▶ _Requirement_:
The listing below begins with the first line you should copy; stop after the line containing "0.0166, 0.0153, 0.0140, 0.0126, 0.0112, 0.0098, 0.0085]", and drop every picture.

▶ _Source material_:
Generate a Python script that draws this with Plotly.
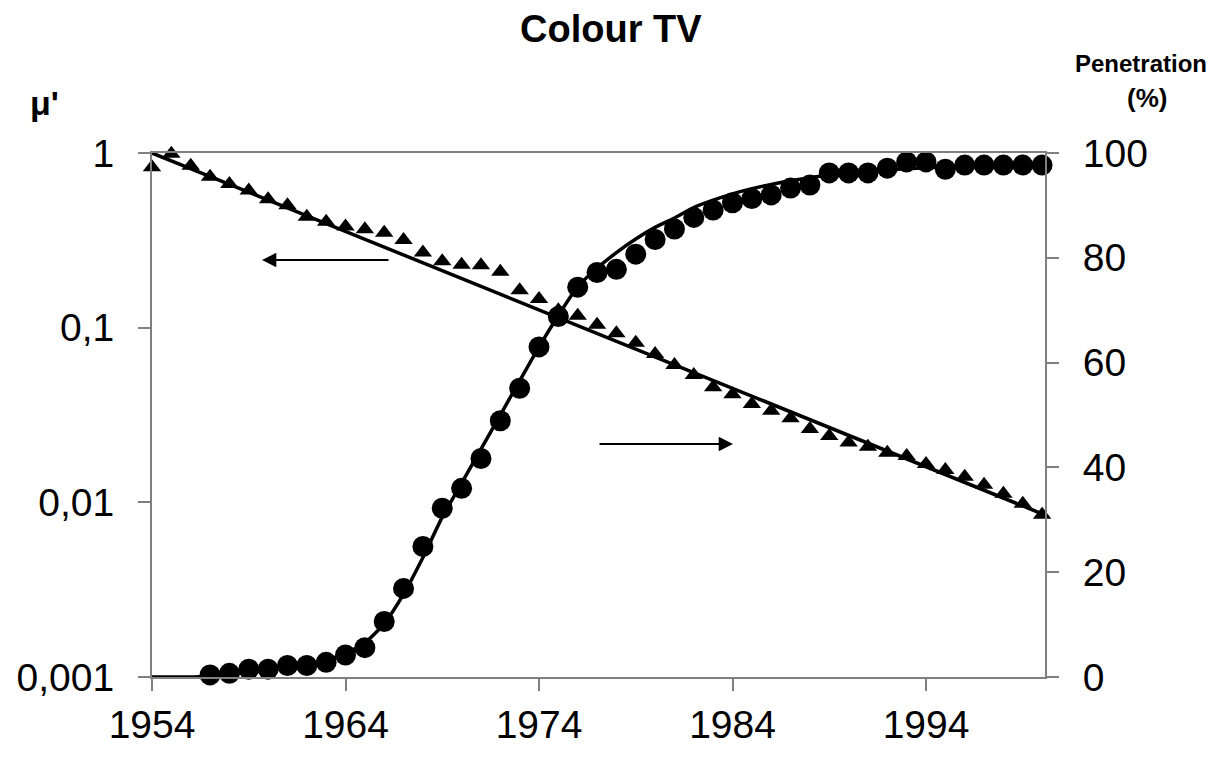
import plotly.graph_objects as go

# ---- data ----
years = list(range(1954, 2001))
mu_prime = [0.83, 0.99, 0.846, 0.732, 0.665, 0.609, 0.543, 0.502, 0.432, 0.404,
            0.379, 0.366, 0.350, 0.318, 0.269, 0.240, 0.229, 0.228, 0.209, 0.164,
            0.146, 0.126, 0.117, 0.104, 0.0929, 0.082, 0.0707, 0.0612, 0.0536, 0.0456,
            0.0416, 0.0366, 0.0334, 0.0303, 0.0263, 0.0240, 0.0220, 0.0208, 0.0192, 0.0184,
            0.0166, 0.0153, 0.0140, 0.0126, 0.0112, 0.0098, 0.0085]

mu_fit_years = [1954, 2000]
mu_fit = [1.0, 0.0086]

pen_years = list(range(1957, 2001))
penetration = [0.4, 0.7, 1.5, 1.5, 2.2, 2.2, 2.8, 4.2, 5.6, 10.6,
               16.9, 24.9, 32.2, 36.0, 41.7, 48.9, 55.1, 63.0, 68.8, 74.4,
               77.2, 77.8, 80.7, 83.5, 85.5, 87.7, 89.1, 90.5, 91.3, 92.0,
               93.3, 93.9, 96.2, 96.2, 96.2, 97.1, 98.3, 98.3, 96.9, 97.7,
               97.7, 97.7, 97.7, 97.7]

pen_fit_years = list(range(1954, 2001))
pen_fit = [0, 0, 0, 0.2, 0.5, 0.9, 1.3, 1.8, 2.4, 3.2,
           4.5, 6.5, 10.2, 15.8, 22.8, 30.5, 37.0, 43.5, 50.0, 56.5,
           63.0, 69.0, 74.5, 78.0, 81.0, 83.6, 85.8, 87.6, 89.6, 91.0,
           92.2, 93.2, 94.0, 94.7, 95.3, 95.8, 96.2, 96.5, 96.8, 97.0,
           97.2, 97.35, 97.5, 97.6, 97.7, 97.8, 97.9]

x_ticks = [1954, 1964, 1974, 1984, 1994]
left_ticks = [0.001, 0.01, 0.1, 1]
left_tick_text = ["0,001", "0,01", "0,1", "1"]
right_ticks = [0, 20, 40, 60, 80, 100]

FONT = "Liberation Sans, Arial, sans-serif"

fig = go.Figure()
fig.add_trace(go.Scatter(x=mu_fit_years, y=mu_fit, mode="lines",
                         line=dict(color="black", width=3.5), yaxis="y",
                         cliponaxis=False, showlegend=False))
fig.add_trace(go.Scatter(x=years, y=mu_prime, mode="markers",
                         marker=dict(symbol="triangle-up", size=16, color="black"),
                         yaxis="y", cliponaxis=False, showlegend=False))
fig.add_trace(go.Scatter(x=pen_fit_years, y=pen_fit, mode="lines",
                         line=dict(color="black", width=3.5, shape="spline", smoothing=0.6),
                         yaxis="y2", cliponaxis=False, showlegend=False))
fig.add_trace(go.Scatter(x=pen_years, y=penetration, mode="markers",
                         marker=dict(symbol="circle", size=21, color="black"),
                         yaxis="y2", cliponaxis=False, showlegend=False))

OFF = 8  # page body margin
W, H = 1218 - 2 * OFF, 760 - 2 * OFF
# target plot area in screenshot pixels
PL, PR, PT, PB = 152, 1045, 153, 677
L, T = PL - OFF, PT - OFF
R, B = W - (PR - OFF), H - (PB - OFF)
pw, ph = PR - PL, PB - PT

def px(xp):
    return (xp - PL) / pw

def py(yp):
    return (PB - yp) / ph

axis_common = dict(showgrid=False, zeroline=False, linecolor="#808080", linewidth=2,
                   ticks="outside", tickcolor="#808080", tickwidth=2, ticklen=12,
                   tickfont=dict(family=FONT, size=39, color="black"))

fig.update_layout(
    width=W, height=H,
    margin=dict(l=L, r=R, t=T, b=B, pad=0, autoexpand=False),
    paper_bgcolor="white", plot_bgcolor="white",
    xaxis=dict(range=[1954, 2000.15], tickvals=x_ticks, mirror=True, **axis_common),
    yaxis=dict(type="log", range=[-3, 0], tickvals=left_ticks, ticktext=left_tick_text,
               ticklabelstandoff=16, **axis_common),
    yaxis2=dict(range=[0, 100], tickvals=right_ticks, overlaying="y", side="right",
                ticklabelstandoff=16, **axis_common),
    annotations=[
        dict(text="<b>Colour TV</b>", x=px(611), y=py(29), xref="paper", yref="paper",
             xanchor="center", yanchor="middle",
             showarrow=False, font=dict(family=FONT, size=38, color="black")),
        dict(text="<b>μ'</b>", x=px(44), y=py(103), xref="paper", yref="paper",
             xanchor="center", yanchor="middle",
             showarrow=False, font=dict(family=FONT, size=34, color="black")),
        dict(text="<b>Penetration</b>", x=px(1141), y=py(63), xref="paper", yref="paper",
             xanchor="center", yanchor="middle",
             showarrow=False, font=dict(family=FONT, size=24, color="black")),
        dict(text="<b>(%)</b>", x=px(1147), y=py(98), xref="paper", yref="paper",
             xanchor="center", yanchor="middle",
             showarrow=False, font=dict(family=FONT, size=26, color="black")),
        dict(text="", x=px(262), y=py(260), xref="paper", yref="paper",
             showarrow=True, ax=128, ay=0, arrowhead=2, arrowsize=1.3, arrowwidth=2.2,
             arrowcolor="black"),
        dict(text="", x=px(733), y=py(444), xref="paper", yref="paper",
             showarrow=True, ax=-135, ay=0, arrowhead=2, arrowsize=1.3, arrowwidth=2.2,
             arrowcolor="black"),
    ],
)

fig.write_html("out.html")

▶ _Result of this task_:
Generate a Python script that draws this with Plotly.
import plotly.graph_objects as go

# ---- data ----
years = list(range(1954, 2001))
mu_prime = [0.83, 0.99, 0.846, 0.732, 0.665, 0.609, 0.543, 0.502, 0.432, 0.404,
            0.379, 0.366, 0.350, 0.318, 0.269, 0.240, 0.229, 0.228, 0.209, 0.164,
            0.146, 0.126, 0.117, 0.104, 0.0929, 0.082, 0.0707, 0.0612, 0.0536, 0.0456,
            0.0416, 0.0366, 0.0334, 0.0303, 0.0263, 0.0240, 0.0220, 0.0208, 0.0192, 0.0184,
            0.0166, 0.0153, 0.0140, 0.0126, 0.0112, 0.0098, 0.0085]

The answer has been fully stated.